The Thomas Moore Law Center litigates cases where, in their opinion, the nation’s so-called Judeo-Christian heritage, Christian religious privilege, traditional family values, or the sanctity of life are under attack. Rick Santorum and Michele Bachmann, both fundamentalist Christian evangelicals, and former members of the Senate and House, respectively, have served on the firm’s board.

Another religious privilege case, Bormuth v. County of Jackson (Michigan), is being litigated right now by the First Liberty Institute, a Christian law firm that is also representing Maine’s very own Toni Richardson, the Cony High School educational technician who is arguing that she was discriminated against for telling a co-worker, “I will pray for you.”

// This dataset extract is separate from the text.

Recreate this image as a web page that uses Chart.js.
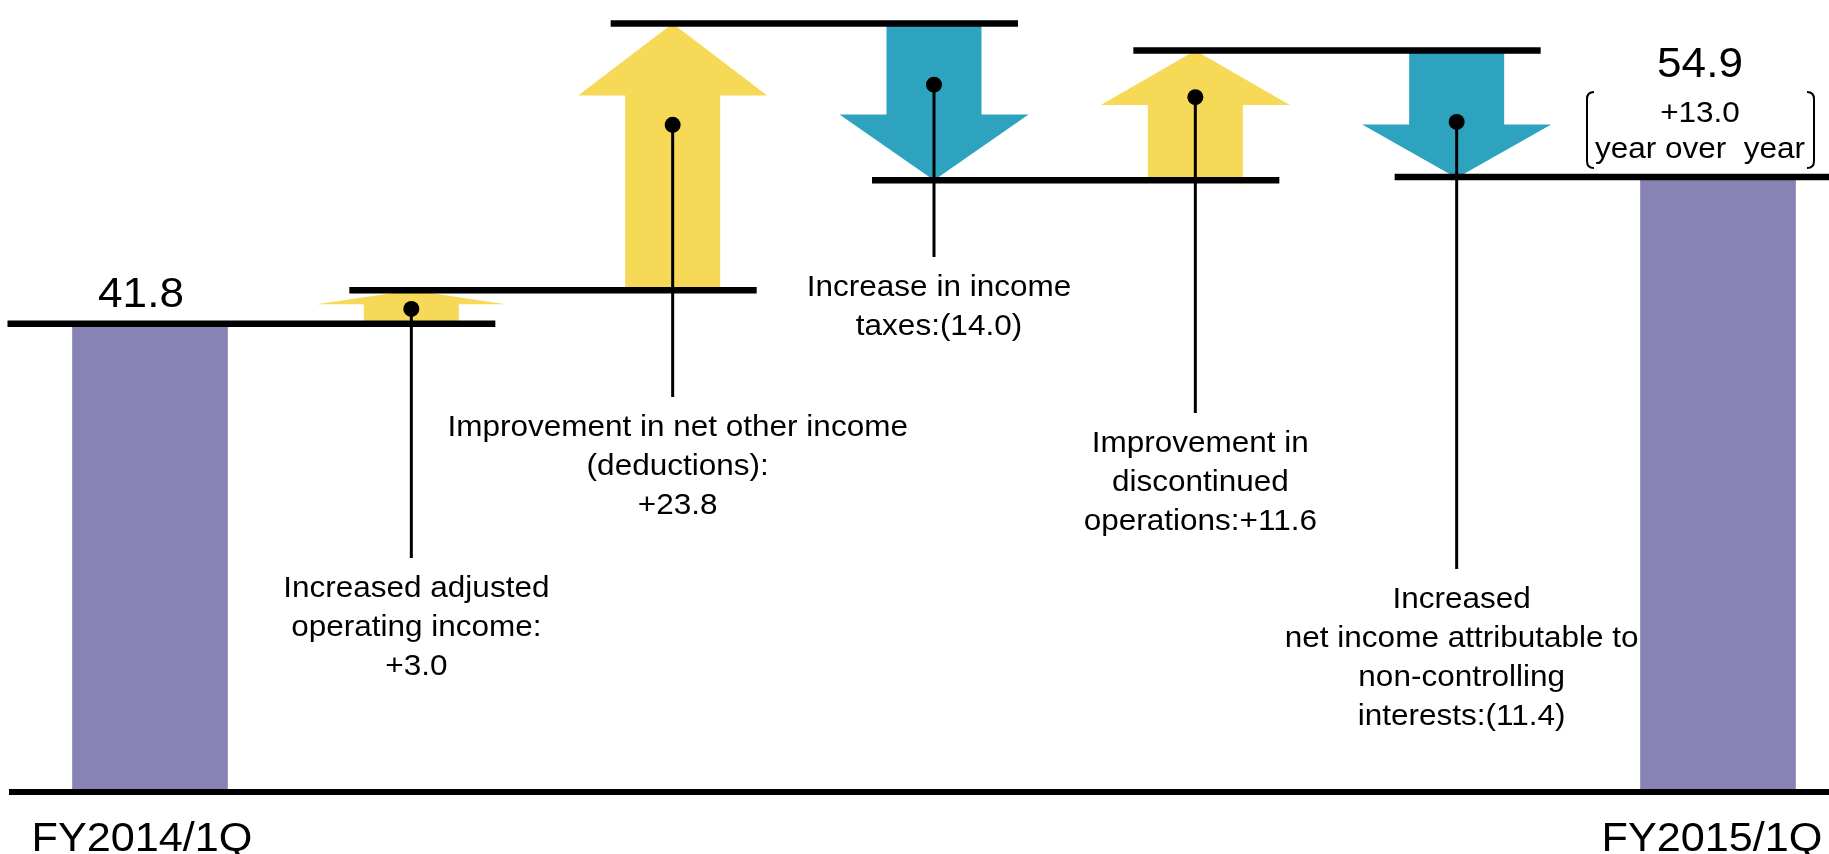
<!DOCTYPE html>
<html>
<head>
<meta charset="utf-8">
<script src="https://cdn.jsdelivr.net/npm/chart.js@4.4.1/dist/chart.umd.min.js"></script>
<style>
  html, body { margin: 0; padding: 0; background: #fff; }
  #wrap { position: relative; width: 1829px; height: 854px; }
</style>
</head>
<body>
<div id="wrap"><canvas id="chart-bridge"></canvas></div>
<script>
/* ── data ── */
const categories = ['FY2014/1Q', 'Adjusted operating income', 'Net other income (deductions)',
  'Income taxes', 'Discontinued operations', 'Non-controlling interests', 'FY2015/1Q'];
const startValue = 41.8;
const endValue = 54.9;
const stepValues = [3.0, 23.8, -14.0, 11.6, -11.4];
const stepLabels = [
  ['Increased adjusted', 'operating income:', '+3.0'],
  ['Improvement in net other income', '(deductions):', '+23.8'],
  ['Increase in income', 'taxes:(14.0)'],
  ['Improvement in', 'discontinued', 'operations:+11.6'],
  ['Increased', 'net income attributable to', 'non-controlling', 'interests:(11.4)'],
];
const yoyLabels = ['+13.0', 'year over  year'];

/* ── callout layout (pixels / fractions, not data) ── */
const stemEnds = [558, 397, 257, 413, 569];
const dotAt = [0.56, 0.38, 0.39, 0.36, 0.56];

const PURPLE = '#8784b5';
const YELLOW = '#f5d957';
const TEAL = '#2ea3bf';
const FONT = '"Liberation Sans", Arial, sans-serif';

// running levels of the bridge
const levels = [startValue];
stepValues.forEach(d => levels.push(Math.round((levels[levels.length - 1] + d) * 10) / 10));

const last = categories.length - 1;
const totals = categories.map((c, i) => i === 0 ? startValue : i === last ? endValue : null);
const steps = categories.map((c, i) => (i > 0 && i < last) ? [levels[i - 1], levels[i]] : null);

function drawText(ctx, str, x, y, size, stretch = 1.05) {
  ctx.save();
  ctx.translate(x, y);
  ctx.scale(stretch, 1);
  ctx.font = size + 'px ' + FONT;
  ctx.fillStyle = '#000';
  ctx.textAlign = 'center';
  ctx.textBaseline = 'middle';
  ctx.fillText(str, 0, 0);
  ctx.restore();
}

const bridgePlugin = {
  id: 'bridge',
  afterDatasetsDraw(chart) {
    const { ctx, scales: { x, y } } = chart;
    const px = v => y.getPixelForValue(v);
    const totalMeta = chart.getDatasetMeta(0);
    const stepMeta = chart.getDatasetMeta(1);

    // ── arrows ──
    stepValues.forEach((d, i) => {
      const el = stepMeta.data[i + 1];
      const cx = el.x, half = el.width / 2, wing = el.width * 0.995;
      const yTail = px(levels[i]), yTip = px(levels[i + 1]);
      const dir = yTip < yTail ? -1 : 1;
      const head = Math.min(Math.abs(yTip - yTail) * 0.42, 72);
      const yNeck = yTip - dir * head;
      ctx.save();
      ctx.fillStyle = d >= 0 ? YELLOW : TEAL;
      ctx.beginPath();
      ctx.moveTo(cx - half, yTail);
      ctx.lineTo(cx - half, yNeck);
      ctx.lineTo(cx - wing, yNeck);
      ctx.lineTo(cx, yTip);
      ctx.lineTo(cx + wing, yNeck);
      ctx.lineTo(cx + half, yNeck);
      ctx.lineTo(cx + half, yTail);
      ctx.closePath();
      ctx.fill();
      ctx.restore();
    });

    // ── level lines + baseline ──
    ctx.save();
    ctx.strokeStyle = '#000';
    ctx.lineWidth = 6.5;
    levels.forEach((lv, i) => {
      const t0 = totalMeta.data[0];
      const xa = i === 0 ? t0.x - t0.width / 2 - 65 : x.getPixelForValue(i) - 62;
      const xb = i === levels.length - 1 ? chart.width : x.getPixelForValue(i + 1) + 84;
      const yy = px(i === levels.length - 1 ? endValue : lv);
      ctx.beginPath(); ctx.moveTo(xa, yy); ctx.lineTo(xb, yy); ctx.stroke();
    });
    ctx.lineWidth = 6;
    ctx.beginPath(); ctx.moveTo(9, px(0)); ctx.lineTo(chart.width, px(0)); ctx.stroke();

    // ── callouts ──
    ctx.fillStyle = '#000';
    ctx.lineWidth = 3;
    stepValues.forEach((d, i) => {
      const cx = x.getPixelForValue(i + 1);
      const a = px(levels[i]), b = px(levels[i + 1]);
      const top = Math.min(a, b), bot = Math.max(a, b);
      const dy = top + dotAt[i] * (bot - top);
      ctx.beginPath(); ctx.moveTo(cx, dy); ctx.lineTo(cx, stemEnds[i]); ctx.stroke();
      ctx.beginPath(); ctx.arc(cx, dy, 8, 0, Math.PI * 2); ctx.fill();
      stepLabels[i].forEach((line, j) => drawText(ctx, line, cx + 5, stemEnds[i] + 31 + j * 39, 30));
    });

    // ── totals ──
    const t0 = totalMeta.data[0], t1 = totalMeta.data[last];
    drawText(ctx, startValue.toFixed(1), t0.x - 9, px(startValue) - 28, 42);
    const cxR = t1.x - 18, lvR = px(endValue);
    drawText(ctx, endValue.toFixed(1), cxR, lvR - 112, 42);
    drawText(ctx, yoyLabels[0], cxR, lvR - 63, 30);
    drawText(ctx, yoyLabels[1], cxR, lvR - 27, 30);

    // brackets round the yoy note
    ctx.lineWidth = 2;
    const bl = cxR - 113, br = cxR + 114, bt = lvR - 85, bb = lvR - 9, r = 7;
    ctx.beginPath();
    ctx.moveTo(bl + r, bt); ctx.quadraticCurveTo(bl, bt, bl, bt + r);
    ctx.lineTo(bl, bb - r); ctx.quadraticCurveTo(bl, bb, bl + r, bb);
    ctx.stroke();
    ctx.beginPath();
    ctx.moveTo(br - r, bt); ctx.quadraticCurveTo(br, bt, br, bt + r);
    ctx.lineTo(br, bb - r); ctx.quadraticCurveTo(br, bb, br - r, bb);
    ctx.stroke();

    // category labels
    drawText(ctx, categories[0], t0.x - 8, px(0) + 48, 40, 1.08);
    drawText(ctx, categories[last], t1.x - 6, px(0) + 48, 40, 1.08);
    ctx.restore();
  }
};

new Chart(document.getElementById('chart-bridge'), {
  type: 'bar',
  data: {
    labels: categories,
    datasets: [{
      label: 'Net income',
      data: totals,
      backgroundColor: PURPLE,
      barThickness: 155,
      grouped: false,
      clip: false,
    }, {
      label: 'Change',
      data: steps,
      backgroundColor: 'rgba(0,0,0,0)',
      barThickness: 95,
      grouped: false,
      clip: false,
    }]
  },
  options: {
    responsive: true, maintainAspectRatio: false, animation: false,
    layout: { padding: { left: 150, right: 111, top: 0, bottom: 62 } },
    plugins: { legend: { display: false }, tooltip: { enabled: false } },
    scales: {
      x: { display: false, offset: false },
      y: { display: false, min: 0, max: 70.7 }
    }
  },
  plugins: [bridgePlugin]
});
</script>
</body>
</html>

At issue is whether only Jackson County Commissioners will be able to offer exclusively Christian prayers at their monthly meetings. The cost to taxpayers is anyone’s guess, as the longer a case is litigated, the more it will cost. The county won by a district judge’s decision, lost on appeal by a three-judge panel decision, and now the county has asked the entire 15-member appellate court to hear the case. Depending on that decision, the U.S. Supreme Court may hear the case in 2018.

Christian law firms such as the Thomas Moore Law Center, Liberty Counsel and the First Liberty Institute are in business primarily to win cases that will help create laws that favor Christian privilege. So when you hear of a butcher, baker or candlestick maker refusing service on religious grounds and being defended for free, remember the case is not about them; it is about creating religious privilege for one group at the expense of another, and you are paying the bill.

Tom Waddell is president of the Maine chapter of the Freedom From Religion Foundation.